The cemetery--known as Coyo Oriente--lies near the city of San Pedro de Atacama, in the driest desert on Earth, the Atacama. Archaeologists say the land belonged to the ancient Atacameños, farmers and llama breeders, who wrapped their dead in finely woven cloth before placing them in their sandy graves.
A total of 255 skulls, including the four disfigured ones, were unearthed from the cemetery, and all contained bits of mummified brains and tissue. Maria Antonietta Costa, a physical anthropologist at the Catholic University of the North, San Pedro de Atacama, has painstakingly removed these small pieces over the past 30 years in an effort to figure out what happened to all of the people, including the four women.

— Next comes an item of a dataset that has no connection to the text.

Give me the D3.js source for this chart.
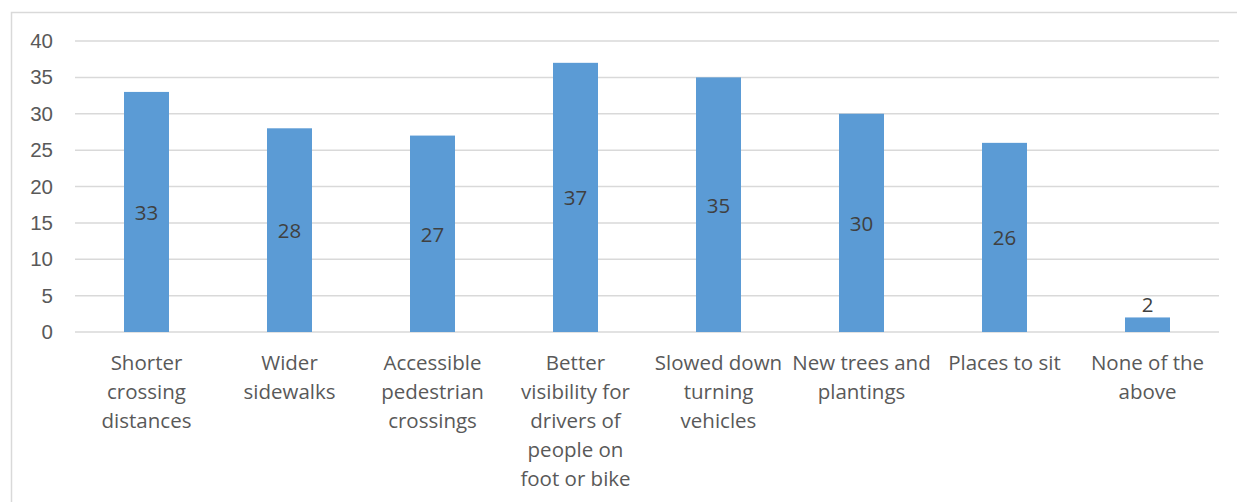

At the 1998 Third World Congress on Mummy Studies in Arica, Chile, Costa asked paleoneurobiologist Otto Appenzeller of the New Mexico Health Enhancement and Marathon Clinics Research Foundation in Albuquerque his opinion of the four skulls. "It could have been leprosy, cancer, even tuberculosis," Appenzeller recalls telling her. In hopes of solving the mystery, the duo sent samples to Carney Matheson at the Paleo-DNA Research Laboratory at Lakehead University in Thunder Bay, Ontario. He retrieved and amplified sufficient DNA to discover genes belonging to the parasitic protozoan Leishmania, which causes leishmaniasis. There are more than 30 species of this parasite, which is transmitted by various species of sand flies and attacks visceral organs, mucous membranes, or the skin. The scientists suspect that the women suffered from the mucocutaneous form, which causes chronic ulcers and lesions around the nose, eyes, and mouth if untreated.
Although leishmaniasis is endemic throughout much of South America, this is the first time it has been found in a South American mummy, the team reports online today in PLoS ONE. A previous x-ray study of skeletal remains from the cemetery had revealed lesions reminiscent of leishmaniasis in 2% of the bones.
"Leishmaniasis didn't occur to me" when he first looked at the skulls, says Appenzeller, because the disease isn't found in San Pedro de Atacama today. And it was unlikely to have been there a millennium ago, he says, because the region's dry weather prevents the parasite from completing its life cycle.
So how did the four women contract the disease? "We think that they were immigrants, Yungas," says Appenzeller--people who lived 400 kilometers away in the tropical lowlands on the eastern slope of the Andes, where leishmaniasis is endemic. The high-altitude Atacameños prized the hallucinogenic drugs of the lowland Yungas, leading to an extensive trading network; the two peoples likely intermarried as well. Most probably, the scientists say, the four women contracted the disease in their youth in the lowlands and married Atacameños before the facial lesions, which can take up to 20 years to develop, were apparent.
If the desert climate had not stopped the parasite, it could easily have become endemic in the Atacama, because "everything else it needs for its life cycle--sand, rodents, and dogs--is there," says Appenzeller. "Only the climate halted it." And in that bit of geographical good fortune, the researchers see a warning. "With today's climate change, and the movement of people, leishmaniasis is spreading," says Appenzeller, who notes that more than 600 U.S. service members stationed in Iraq have come down with the Old World form of the disease. The World Health Organization reports that leishmaniasis kills some 60,000 people a year and is the second largest parasite killer after malaria.
"It's a great study and should bring attention to this pathogen, which needs to be tracked and controlled," says Raffaella Bianucci, a physical anthropologist at the University of Turin, Italy. "Maybe because of climate change or migration, the disease is now in northern France and Germany, places you would never expect to find it in the past."